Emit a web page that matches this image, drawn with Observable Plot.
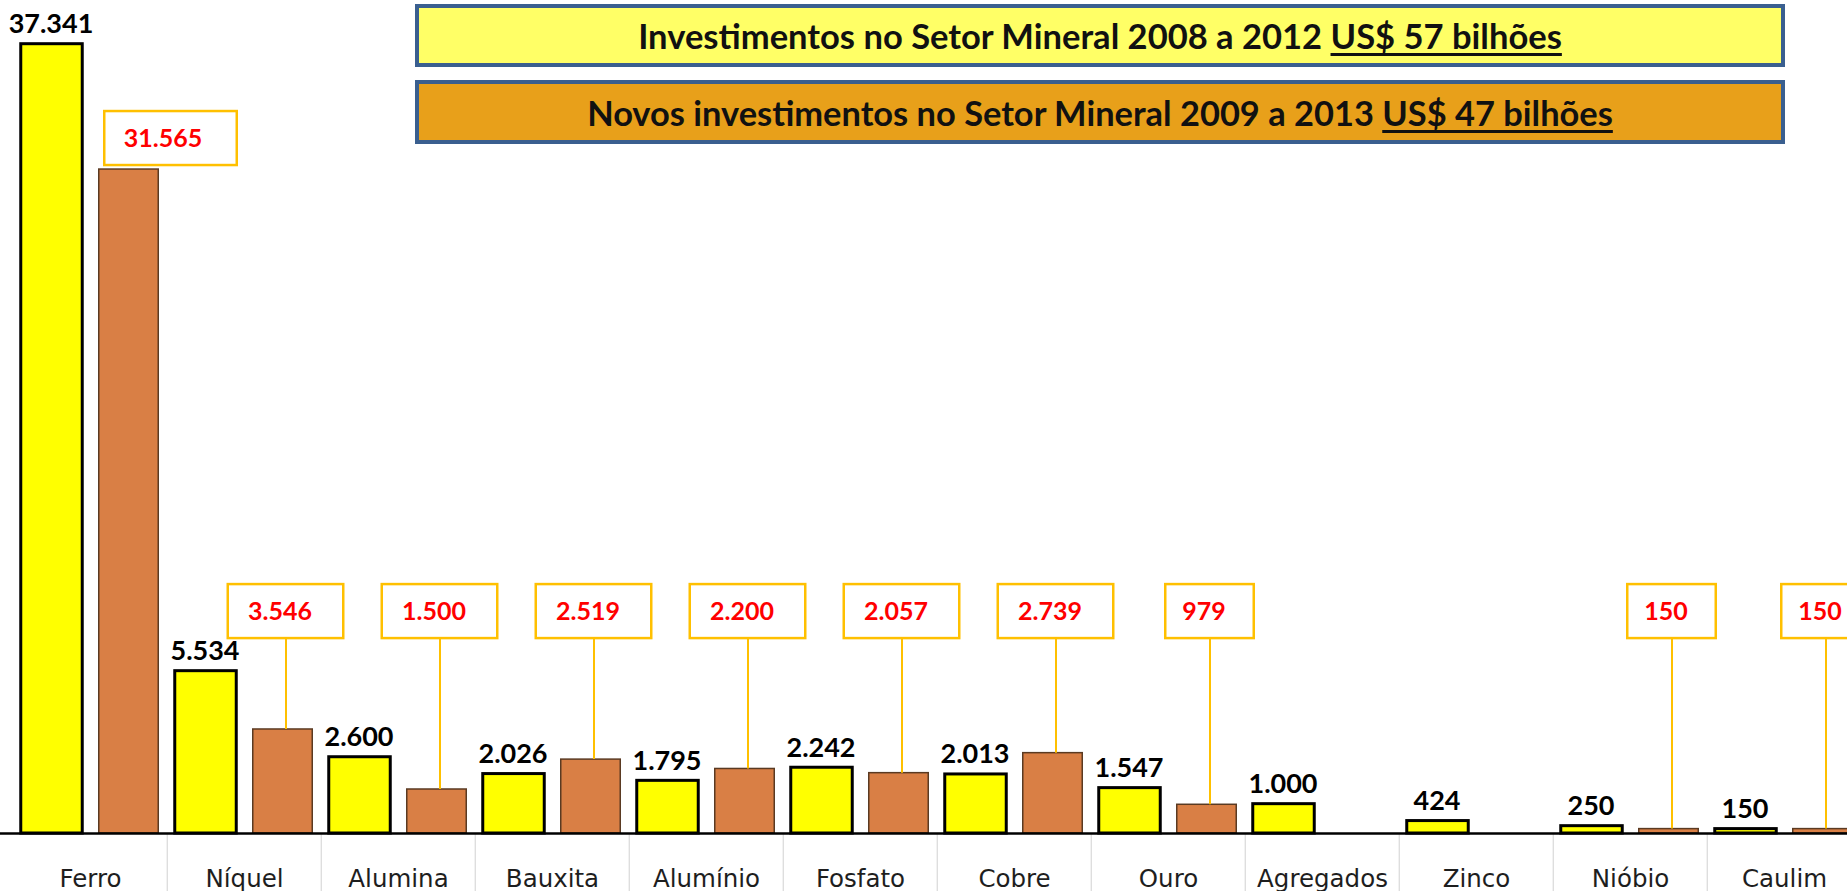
<!DOCTYPE html>
<html><head><meta charset="utf-8">
<script src="https://cdn.jsdelivr.net/npm/d3@7"></script>
<script src="https://cdn.jsdelivr.net/npm/@observablehq/plot@0.6"></script>
<style>
html,body{margin:0;padding:0;background:#fff;overflow:hidden}
#wrap{position:relative;width:1847px;height:891px}
.hdr{position:absolute;left:415px;width:1370px;box-sizing:border-box;border:4px solid #3A5F8F;display:flex;align-items:center;justify-content:center;font-family:Lato,sans-serif;font-weight:bold;color:#111;white-space:nowrap}
.hdr u{text-decoration-thickness:3px;text-underline-offset:4px}
</style></head><body><div id="wrap"></div>
<script>
// ---- data ----
const minerals = ["Ferro","Níquel","Alumina","Bauxita","Alumínio","Fosfato","Cobre","Ouro","Agregados","Zinco","Nióbio","Caulim"];
const inv2008_2012 = [37341,5534,2600,2026,1795,2242,2013,1547,1000,424,250,150];
const inv2009_2013 = [31565,3546,1500,2519,2200,2057,2739,979,null,null,150,150];
const header1 = ["Investimentos no Setor Mineral 2008 a 2012 ", "US$ 57 bilhões"];
const header2 = ["Novos investimentos no Setor Mineral 2009 a 2013 ", "US$ 47 bilhões"];

// ---- layout ----
const W = 1847, H = 891, mb = 58;
const base = H - mb;
const yBreaks = [0, 6000, 30000, 40000];   // broken (piecewise) value axis
const yHeights = [0, 176, 630, 847];
const calloutAt = 7000;
const xRange = [10, 1864];
const step = (xRange[1] - xRange[0]) / minerals.length;
const off = 38.5;

const fmt = d3.formatLocale({decimal: ",", thousands: ".", grouping: [3], currency: ["", ""]}).format(",d");

const rows = minerals.map((m, i) => ({mineral: m, a: inv2008_2012[i], b: inv2009_2013[i]}));
const rowsB = rows.filter(d => d.b != null);
const ferroB = rowsB.filter(d => d.mineral === "Ferro");
const calloutB = rowsB.filter(d => d.mineral !== "Ferro");
const wide = calloutB.filter(d => fmt(d.b).length > 3);
const narrow = calloutB.filter(d => fmt(d.b).length <= 3);
const boxStyle = {fill: "#fff", stroke: "#FFC000", strokeWidth: 2.5};
const redText = {fontFamily: "Lato", fontWeight: "bold", fontSize: 25, fill: "#FF0000"};

const chart = Plot.plot({
  width: W, height: H, marginTop: 0, marginLeft: 0, marginRight: 0, marginBottom: mb,
  style: {background: "transparent", overflow: "visible"},
  x: {domain: minerals, range: xRange, padding: 0, axis: null},
  y: {type: "linear", domain: yBreaks, range: yHeights.map(h => base - h), axis: null},
  marks: [
    Plot.ruleX(minerals.slice(1), {x: d => d, y1: 0, y2: 0, dx: -step / 2, insetBottom: -mb, stroke: "#d9d9d9", strokeWidth: 1.2}),
    Plot.barY(rows, {x: "mineral", y1: 0, y2: "a", dx: -off, insetLeft: (step - 62) / 2, insetRight: (step - 62) / 2, fill: "#FFFF00", stroke: "#000", strokeWidth: 3}),
    Plot.barY(rowsB, {x: "mineral", y1: 0, y2: "b", dx: off, insetLeft: (step - 60) / 2, insetRight: (step - 60) / 2, fill: "#D97F45", stroke: "#5a3a22", strokeWidth: 1.5}),
    Plot.ruleY([0], {stroke: "#000", strokeWidth: 2.5}),
    Plot.axisX({tickSize: 0, tickPadding: 36, fontSize: 24.5, fontFamily: "DejaVu Sans", fill: "#1e1e1e", label: null}),
    Plot.text(rows, {x: "mineral", y: "a", text: d => fmt(d.a), dx: -off - 1, dy: -11, lineAnchor: "bottom", fontFamily: "Lato", fontWeight: "bold", fontSize: 27, fill: "#000"}),
    Plot.ruleX(calloutB, {x: "mineral", y1: "b", y2: calloutAt, dx: off + 3, stroke: "#FFC000", strokeWidth: 2}),
    Plot.barY(wide, {x: "mineral", y1: calloutAt, y2: calloutAt, insetTop: -54, dx: off + 3, insetLeft: (step - 116) / 2, insetRight: (step - 116) / 2, ...boxStyle}),
    Plot.barY(narrow, {x: "mineral", y1: calloutAt, y2: calloutAt, insetTop: -54, dx: off + 3, insetLeft: (step - 89) / 2, insetRight: (step - 89) / 2, ...boxStyle}),
    Plot.text(calloutB, {x: "mineral", y: calloutAt, text: d => fmt(d.b), dx: off - 3, dy: -27, ...redText}),
    Plot.barY(ferroB, {x: "mineral", y1: "b", y2: "b", insetTop: -54, dy: -4, dx: off + 42, insetLeft: (step - 133) / 2, insetRight: (step - 133) / 2, ...boxStyle}),
    Plot.text(ferroB, {x: "mineral", y: "b", text: d => fmt(d.b), dx: off + 34, dy: -31, ...redText})
  ]
});
const wrap = document.getElementById("wrap");
wrap.appendChild(chart);

function header(parts, top, h, bg, targetW) {
  const div = document.createElement("div");
  div.className = "hdr";
  div.style.top = top + "px";
  div.style.height = h + "px";
  div.style.background = bg;
  const span = document.createElement("span");
  span.append(parts[0]);
  const u = document.createElement("u");
  u.textContent = parts[1];
  span.appendChild(u);
  div.appendChild(span);
  wrap.appendChild(div);
  span.style.fontSize = "30px";
  const w = span.getBoundingClientRect().width;
  span.style.fontSize = (30 * targetW / w).toFixed(2) + "px";
}
header(header1, 4, 63, "#FFFF66", 924);
header(header2, 80, 64, "#E8A01A", 1026);
</script></body></html>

What is asked: Give every line above again exactly, with no pictures.

Output:
Emit a web page that matches this image, drawn with Observable Plot.
<!DOCTYPE html>
<html><head><meta charset="utf-8">
<script src="https://cdn.jsdelivr.net/npm/d3@7"></script>
<script src="https://cdn.jsdelivr.net/npm/@observablehq/plot@0.6"></script>
<style>
html,body{margin:0;padding:0;background:#fff;overflow:hidden}
#wrap{position:relative;width:1847px;height:891px}
.hdr{position:absolute;left:415px;width:1370px;box-sizing:border-box;border:4px solid #3A5F8F;display:flex;align-items:center;justify-content:center;font-family:Lato,sans-serif;font-weight:bold;color:#111;white-space:nowrap}
.hdr u{text-decoration-thickness:3px;text-underline-offset:4px}
</style></head><body><div id="wrap"></div>
<script>
// ---- data ----
const minerals = ["Ferro","Níquel","Alumina","Bauxita","Alumínio","Fosfato","Cobre","Ouro","Agregados","Zinco","Nióbio","Caulim"];
const inv2008_2012 = [37341,5534,2600,2026,1795,2242,2013,1547,1000,424,250,150];
const inv2009_2013 = [31565,3546,1500,2519,2200,2057,2739,979,null,null,150,150];
const header1 = ["Investimentos no Setor Mineral 2008 a 2012 ", "US$ 57 bilhões"];
const header2 = ["Novos investimentos no Setor Mineral 2009 a 2013 ", "US$ 47 bilhões"];

// ---- layout ----
const W = 1847, H = 891, mb = 58;
const base = H - mb;
const yBreaks = [0, 6000, 30000, 40000];   // broken (piecewise) value axis
const yHeights = [0, 176, 630, 847];
const calloutAt = 7000;
const xRange = [10, 1864];
const step = (xRange[1] - xRange[0]) / minerals.length;
const off = 38.5;

const fmt = d3.formatLocale({decimal: ",", thousands: ".", grouping: [3], currency: ["", ""]}).format(",d");

const rows = minerals.map((m, i) => ({mineral: m, a: inv2008_2012[i], b: inv2009_2013[i]}));
const rowsB = rows.filter(d => d.b != null);
const ferroB = rowsB.filter(d => d.mineral === "Ferro");
const calloutB = rowsB.filter(d => d.mineral !== "Ferro");
const wide = calloutB.filter(d => fmt(d.b).length > 3);
const narrow = calloutB.filter(d => fmt(d.b).length <= 3);
const boxStyle = {fill: "#fff", stroke: "#FFC000", strokeWidth: 2.5};
const redText = {fontFamily: "Lato", fontWeight: "bold", fontSize: 25, fill: "#FF0000"};

const chart = Plot.plot({
  width: W, height: H, marginTop: 0, marginLeft: 0, marginRight: 0, marginBottom: mb,
  style: {background: "transparent", overflow: "visible"},
  x: {domain: minerals, range: xRange, padding: 0, axis: null},
  y: {type: "linear", domain: yBreaks, range: yHeights.map(h => base - h), axis: null},
  marks: [
    Plot.ruleX(minerals.slice(1), {x: d => d, y1: 0, y2: 0, dx: -step / 2, insetBottom: -mb, stroke: "#d9d9d9", strokeWidth: 1.2}),
    Plot.barY(rows, {x: "mineral", y1: 0, y2: "a", dx: -off, insetLeft: (step - 62) / 2, insetRight: (step - 62) / 2, fill: "#FFFF00", stroke: "#000", strokeWidth: 3}),
    Plot.barY(rowsB, {x: "mineral", y1: 0, y2: "b", dx: off, insetLeft: (step - 60) / 2, insetRight: (step - 60) / 2, fill: "#D97F45", stroke: "#5a3a22", strokeWidth: 1.5}),
    Plot.ruleY([0], {stroke: "#000", strokeWidth: 2.5}),
    Plot.axisX({tickSize: 0, tickPadding: 36, fontSize: 24.5, fontFamily: "DejaVu Sans", fill: "#1e1e1e", label: null}),
    Plot.text(rows, {x: "mineral", y: "a", text: d => fmt(d.a), dx: -off - 1, dy: -11, lineAnchor: "bottom", fontFamily: "Lato", fontWeight: "bold", fontSize: 27, fill: "#000"}),
    Plot.ruleX(calloutB, {x: "mineral", y1: "b", y2: calloutAt, dx: off + 3, stroke: "#FFC000", strokeWidth: 2}),
    Plot.barY(wide, {x: "mineral", y1: calloutAt, y2: calloutAt, insetTop: -54, dx: off + 3, insetLeft: (step - 116) / 2, insetRight: (step - 116) / 2, ...boxStyle}),
    Plot.barY(narrow, {x: "mineral", y1: calloutAt, y2: calloutAt, insetTop: -54, dx: off + 3, insetLeft: (step - 89) / 2, insetRight: (step - 89) / 2, ...boxStyle}),
    Plot.text(calloutB, {x: "mineral", y: calloutAt, text: d => fmt(d.b), dx: off - 3, dy: -27, ...redText}),
    Plot.barY(ferroB, {x: "mineral", y1: "b", y2: "b", insetTop: -54, dy: -4, dx: off + 42, insetLeft: (step - 133) / 2, insetRight: (step - 133) / 2, ...boxStyle}),
    Plot.text(ferroB, {x: "mineral", y: "b", text: d => fmt(d.b), dx: off + 34, dy: -31, ...redText})
  ]
});
const wrap = document.getElementById("wrap");
wrap.appendChild(chart);

function header(parts, top, h, bg, targetW) {
  const div = document.createElement("div");
  div.className = "hdr";
  div.style.top = top + "px";
  div.style.height = h + "px";
  div.style.background = bg;
  const span = document.createElement("span");
  span.append(parts[0]);
  const u = document.createElement("u");
  u.textContent = parts[1];
  span.appendChild(u);
  div.appendChild(span);
  wrap.appendChild(div);
  span.style.fontSize = "30px";
  const w = span.getBoundingClientRect().width;
  span.style.fontSize = (30 * targetW / w).toFixed(2) + "px";
}
header(header1, 4, 63, "#FFFF66", 924);
header(header2, 80, 64, "#E8A01A", 1026);
</script></body></html>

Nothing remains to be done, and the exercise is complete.